Felsefecilerle bir araya gelmek gerekiyor da halkla bir araya gelmek gerekmiyor mu? Sorunlarını dinlemek gerekmiyor mu? Neden Adalıların sorunlarını dinlemedin?
İktidara geleceğiz diyorsunuz. İktidara geldiğinizde halka böyle mi davranacaksınız? Sorunlarından kaçacak mısınız? Yaptığınız bu davranışla önceki söylemlerinizi boşa düşürdüğünüzün farkında mısınız?
Bu soruların cevaplarını yanıtlamak için çok fazlada kafa yormak gerekmiyor. Cevap ortada. Sizin buraya atadığınız Cumhuriyet Gazetesi’nden kovulan parlamento muhabiri Adalar Belediye Başkanı Erdem Gül, yardımcısı Engin Çelik ve İlçe Başkanın Ercan Akpolat, kısaca 3E’lerden dolayı Adalılardan alacağınız tepki yüzünden ada halkından kaçtınız. Sorunlarını dinlemediniz. Kendi çıkarları için makamlarını kullanan bu 3E (Erdem Gül, Engin Çelik, Ercan Akpolat) yüzünden ada halkının önüne çıkamadınız ancak bu şahısları siz göreve getirdiniz ve görevde tuttuğunuz sürece de bu sorunların baş sorumlusu olacaksınız…
Önce para alıp Adalara sokturduğunuz daha sonra toplatacağız dediğiniz Akülü araçlar yüzünden alacağınız tepkiden dolayı adayı kaçar gibi terk ettiniz…
Atları kurtaracağız diye faytonları kaldırıp Türkiye’nin çeşitli illerine gönderip telef ettirdiğiniz, salam/sucuk yaptırdığınız adanın atları yüzünden adayı kaçar bizi terk ettiniz…
Adayı E5’e döndürdüğünüz için adadan kaçar gibi terk ettiniz…
Adaları, İstanbul’un en pis ilçesi haline getirttirdiğiniz için adayı kaçar gibi terk ettiniz…
Adaların kıyı şeridini talancılara, mafya bozuntularına peşkeş çektirdiğiniz için adayı kaçar gibi terk ettiniz…
Adaya hizmet etmek yerine gözleri adalıların cebinde olan yöneticiler atadığınız için adayı kaçar gibi terk ettiniz…

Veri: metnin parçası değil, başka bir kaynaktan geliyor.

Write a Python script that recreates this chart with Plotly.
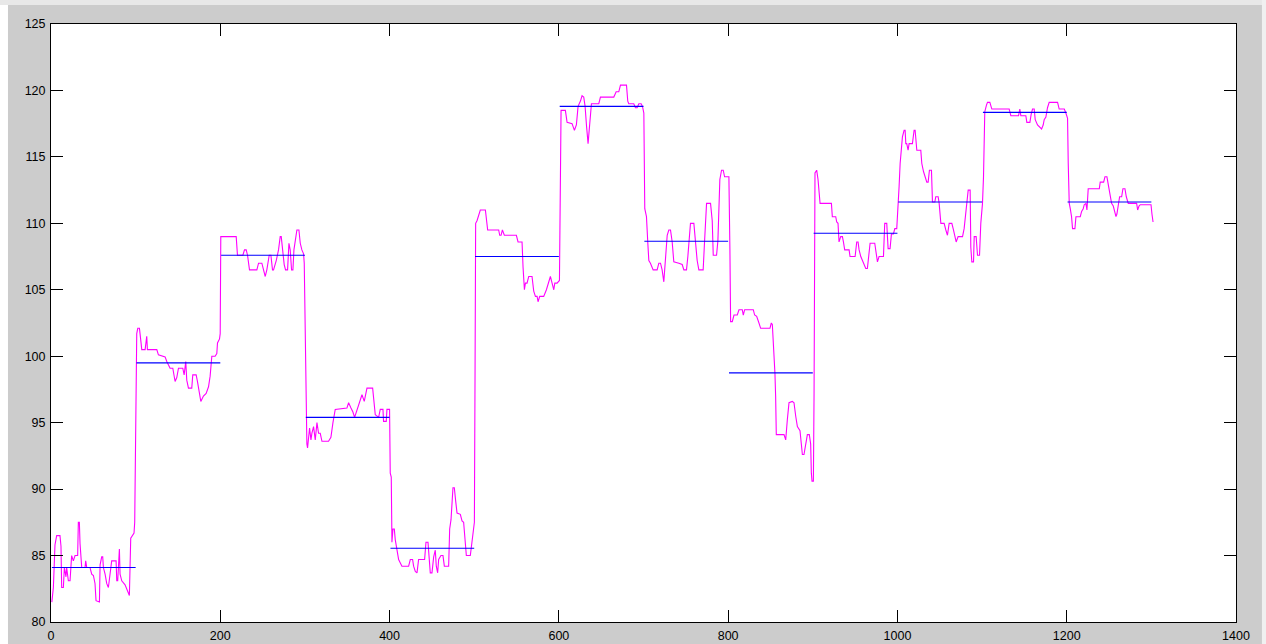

Adaları ‘KONDU’ cehennemine çevirdiğiniz için adayı kaçar gibi terk ettiniz
Adaları turistlik bir ilçe değil yöneticilerinizin para kazanma yeri olarak gördüğü bir ilçeye çevirdikleri için adayı kaçar gibi terk ettiniz…
Adaları yurt dışından talimat alan bazı sivil kuruluşların, radyocu bozuntularının, vakıf adı altında her taşın altından çıkan şarlatanların eline bıraktığınız, Adaları ilgilendiren toplantılarda ada halkıyla değil bunlarla yol aldığınız için adayı kaçar gibi terk ettiniz. Bu eleştiri İBB Başkanınız için de geçerli…
Sakın Adalılara program yoğunluğundan dolayı vaktim yoktu demeyin
Adalar’da CHP uzun bir zamandır iktidarda ve temizlik konusu da malum. Adalar layıkıyla temizlenmiyor. Ancak ne zaman İBB Başkanı veya CHP Genel Başkanı vb. geldiğinde geçeceği yollar yıkanıyor, temizleniyor, çöpler toplanıyor, çalışanlar güzel kıyafetteler giyiyor ancak adanın üst tarafları yine çöplükten geçilmiyor.
Peki bu yapılanları Adalıların görmediğini mi sanıyorsunuz?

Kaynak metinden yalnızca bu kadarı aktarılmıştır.